Elle précise: «J’ai toujours respecté les règles en vigueur dans mon pays. Le choix du Tribunal de Nyon est, à mon avis, difficilement autre chose qu’un choix d’opportunité de la part de la demanderesse. D’autant plus qu’il n’y a pas d’équivalent, pour une telle procédure civile, en France.»
La journaliste défend l’intérêt public de son article attaqué: «Cette femme apparaît dans plusieurs dossiers judiciaires que je suis. Son nom est à la confluence de nombre d’affaires d’État, dont l’affaire Benalla. Elle est très proche des cercles de pouvoir français. Dans mon article, je m’interroge simplement sur ce personnage. Sans dire qu’il faille lui reprocher quoi que ce soit.»

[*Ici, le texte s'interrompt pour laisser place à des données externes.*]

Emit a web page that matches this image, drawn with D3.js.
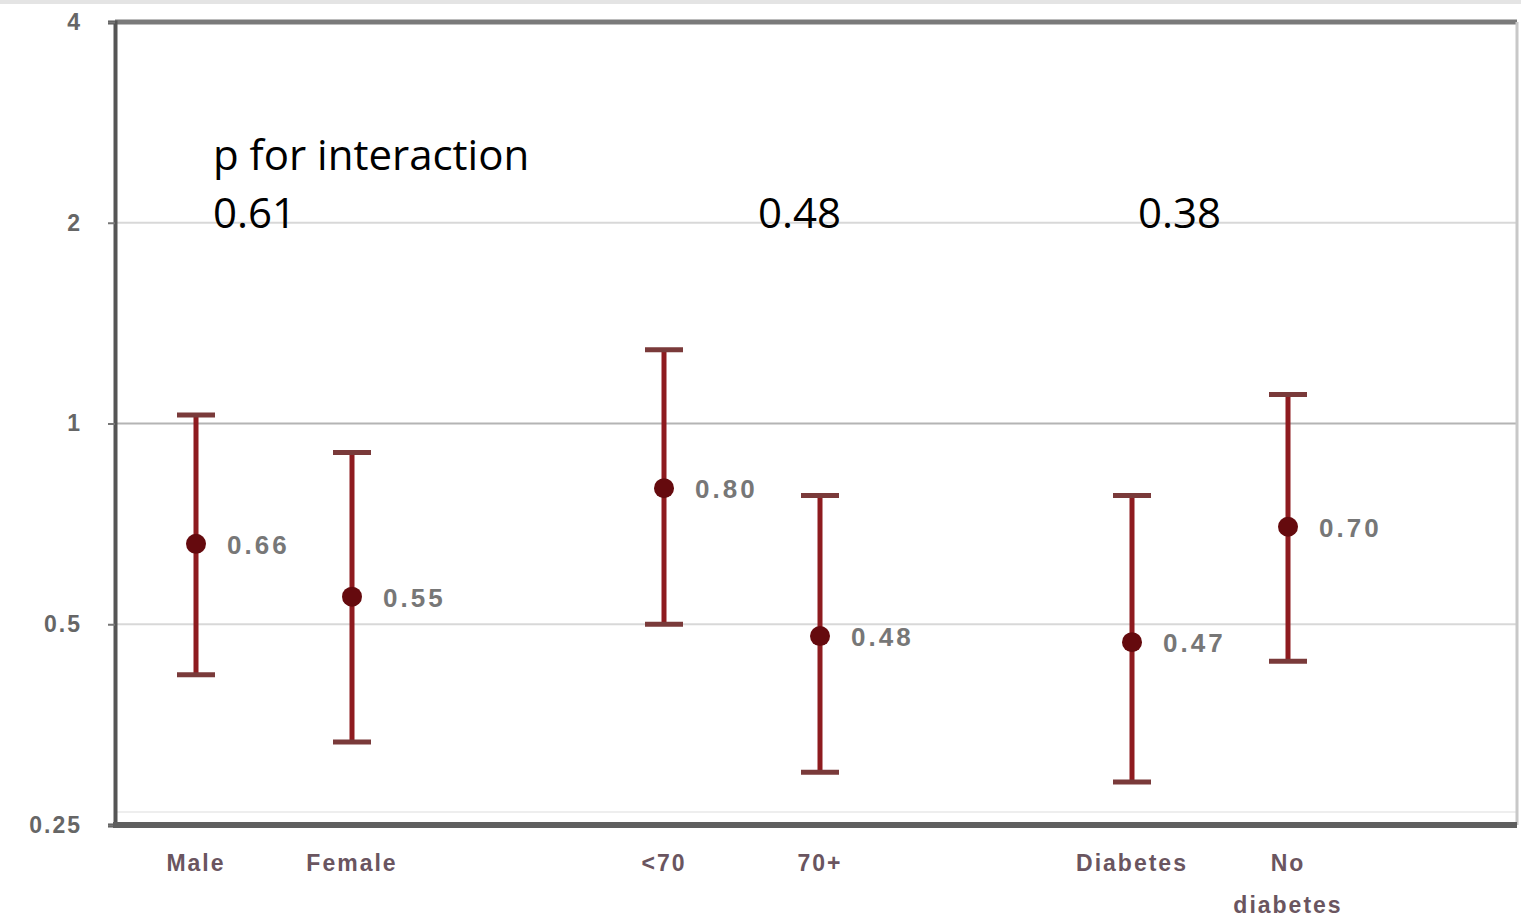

Une chose est certaine: si elle se confirme, la présence d'Alexandre Benalla à Nyon le 1ᵉʳ novembre va attirer les projecteurs. Pour rappel, l’ex-chargé de mission de l’Élysée a été, de nouveau, condamné en appel à Paris le 29 septembre dernier à trois ans d’emprisonnement, dont un an ferme aménageable. Cela dans le cadre de l'affaire des violences contre des manifestants lors du rassemblement du 1ᵉʳ mai 2018.
Contactée, l'avocate de la partie demanderesse, Me Camille Haab, n'a pas répondu à nos sollicitations.